Здесь, в цэковском доме, всего в шести минутах ходьбы от обозначенной Булгаковым скамейки, проживал бывший студент Горного института, друг Глеба Бокия, глава Орграспредотдела ЦК Иван Москвин. Его супруга Софья Александровна была первой женой Глеба Бокия. От нее у Глеба Ивановича были две дочери. Старшая из них жила с отцом, другая — в семье Москвина на Спиридоновке.
«И говоря по совести, напомнить о Москвине должен был я»[139], — поясняет Лев Разгон в своей книге мрачных мемуаров.
Не приходится сомневаться, что в этой квартире на Спиридоновке «Воланд» встречался с множеством звезд советской политики и художественного мира. И среди них тот, который, конечно, был знаком с Булгаковым, не политик, а актер МХТ Иван Москвин, который часто бывал в доме своего полного тезки.

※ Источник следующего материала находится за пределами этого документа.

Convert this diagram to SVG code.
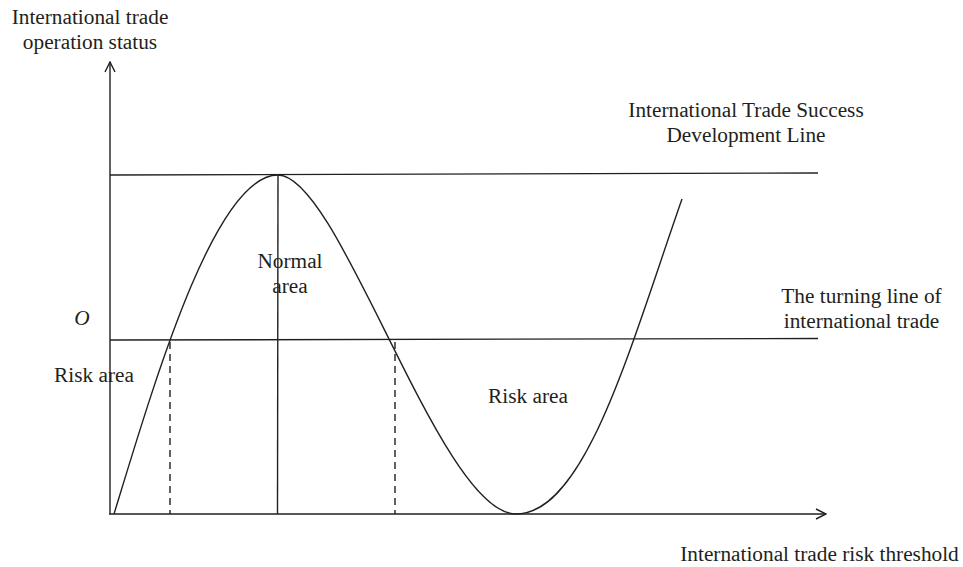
<svg xmlns="http://www.w3.org/2000/svg" width="963" height="567" viewBox="0 0 963 567">
<style>
.t{font-family:"Liberation Serif","Times New Roman",serif;font-size:21.3px;fill:#231f20}
.ln{stroke:#231f20;stroke-width:1.4;fill:none}
.ds{stroke:#231f20;stroke-width:1.4;fill:none;stroke-dasharray:7,5}
</style>
<defs>
<marker id="arr" viewBox="0 0 12 12" refX="11" refY="6" markerWidth="12" markerHeight="12" markerUnits="userSpaceOnUse" orient="auto">
<path d="M1,1 L11,6 L1,11" fill="none" stroke="#231f20" stroke-width="1.4"/>
</marker>
</defs>
<rect width="963" height="567" fill="#fff"/>
<g id="axes">
<line class="ln" x1="110" y1="514" x2="110" y2="62" marker-end="url(#arr)"/>
<line class="ln" x1="109" y1="514" x2="826" y2="514" marker-end="url(#arr)"/>
</g>
<g id="lines">
<line class="ln" x1="110" y1="175" x2="818" y2="173"/>
<line class="ln" x1="110" y1="340" x2="818" y2="338.5"/>
<line class="ln" x1="278" y1="175" x2="277.5" y2="514"/>
<line class="ds" x1="170" y1="342" x2="170" y2="514"/>
<line class="ds" x1="395" y1="342" x2="395" y2="514"/>
</g>
<g id="curve">
<path class="ln" d="M114,514 C155,380 215,175 278,175 C340,175 440,514 516,514 C585,514 629.5,349 682,199"/>
</g>
<g id="labels">
<text class="t" x="90" y="24" text-anchor="middle">International trade</text>
<text class="t" x="90" y="49" text-anchor="middle">operation status</text>
<text class="t" x="746" y="117" text-anchor="middle">International Trade Success</text>
<text class="t" x="746" y="142" text-anchor="middle">Development Line</text>
<text class="t" x="861.5" y="303" text-anchor="middle">The turning line of</text>
<text class="t" x="861.5" y="328" text-anchor="middle">international trade</text>
<text class="t" x="82" y="325" text-anchor="middle" font-style="italic">O</text>
<text class="t" x="94" y="382" text-anchor="middle">Risk area</text>
<text class="t" x="290" y="268" text-anchor="middle">Normal</text>
<text class="t" x="290" y="293" text-anchor="middle">area</text>
<text class="t" x="528" y="403" text-anchor="middle">Risk area</text>
<text class="t" x="819.5" y="561" text-anchor="middle">International trade risk threshold</text>
</g>
</svg>
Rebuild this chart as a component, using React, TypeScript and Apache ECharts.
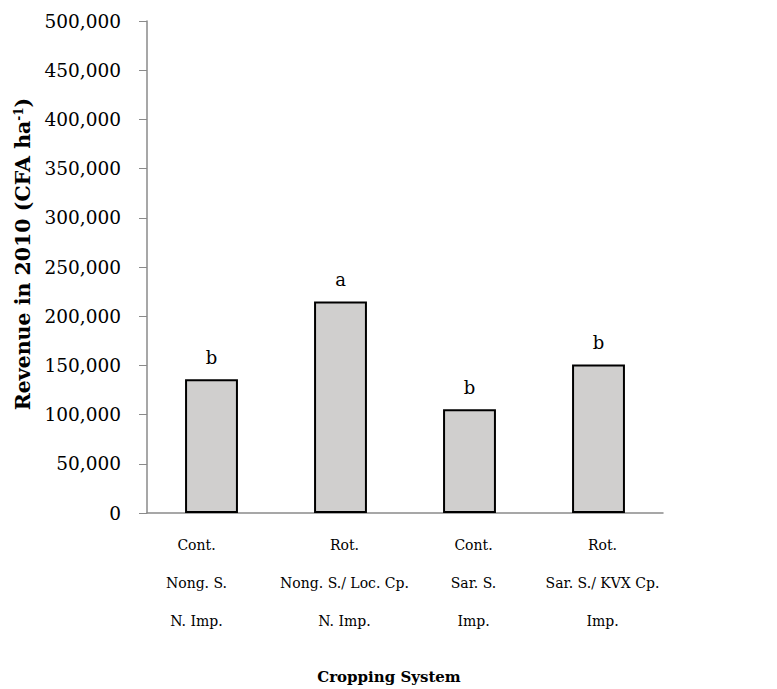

«Какие они были веселые, эти вечера на Спиридоновке! — восклицает Лев Разгон. — Два Ивана Михайловича приезжали поздно: один из театра, другой из своего правительственного офиса. К этому времени те, кто были помоложе и посвободнее, уже входили в зенит веселья. Оба Москвина немедленно включались в шумные разговоры. И допоздна, до двух-трех часов пел народные песни Озеров. Москвин-артист организовывал хор, который пел старые солдатские песни и рассказывал малопристойные смешные истории, уверяя, что это он читает рассказы Горбунова или даже Чехова. И только в два-три часа ночи Иван Михайлович вызывал машину, чтобы развезти гостей по домам»[140].
В тех мемуарах Разгон вспоминает и о появлении в доме и гостя с Патриарших: «Глеб Иванович не принимал участия в застольном шумстве, но с удовольствием прислушивался к нему и никого не стеснял. Сидел, пил вино или что-нибудь покрепче и курил одну за другой сигареты, которые тут же скручивал из какого-то ароматного табака и желтой турецкой бумаги»[141].
Но вспомним несколько финальных абзацев из «Мастера и Маргариты»:
«И когда наступает полнолуние, ничто не удержит Ивана Николаевича дома. Под вечер он выходит и идет на Патриаршие пруды. Сидя на скамейке, Иван Николаевич уже откровенно разговаривает сам с собой, курит, щурится то на луну, то на хорошо памятный ему турникет. Час или два проводит так Иван Николаевич. Затем снимается с места и всегда по одному и тому же маршруту, через Спиридоновку, с пустыми и незрячими глазами идет в Арбатские переулки.
Он проходит мимо нефтелавки, поворачивает там, где висит покосившийся старый газовый фонарь, и подкрадывается к решетке, за которой он видит пышный, но еще не одетый сад, а в нем — окрашенный луною с того боку, где выступает фонарь с трехстворчатым окном, и темный с другого — готический особняк.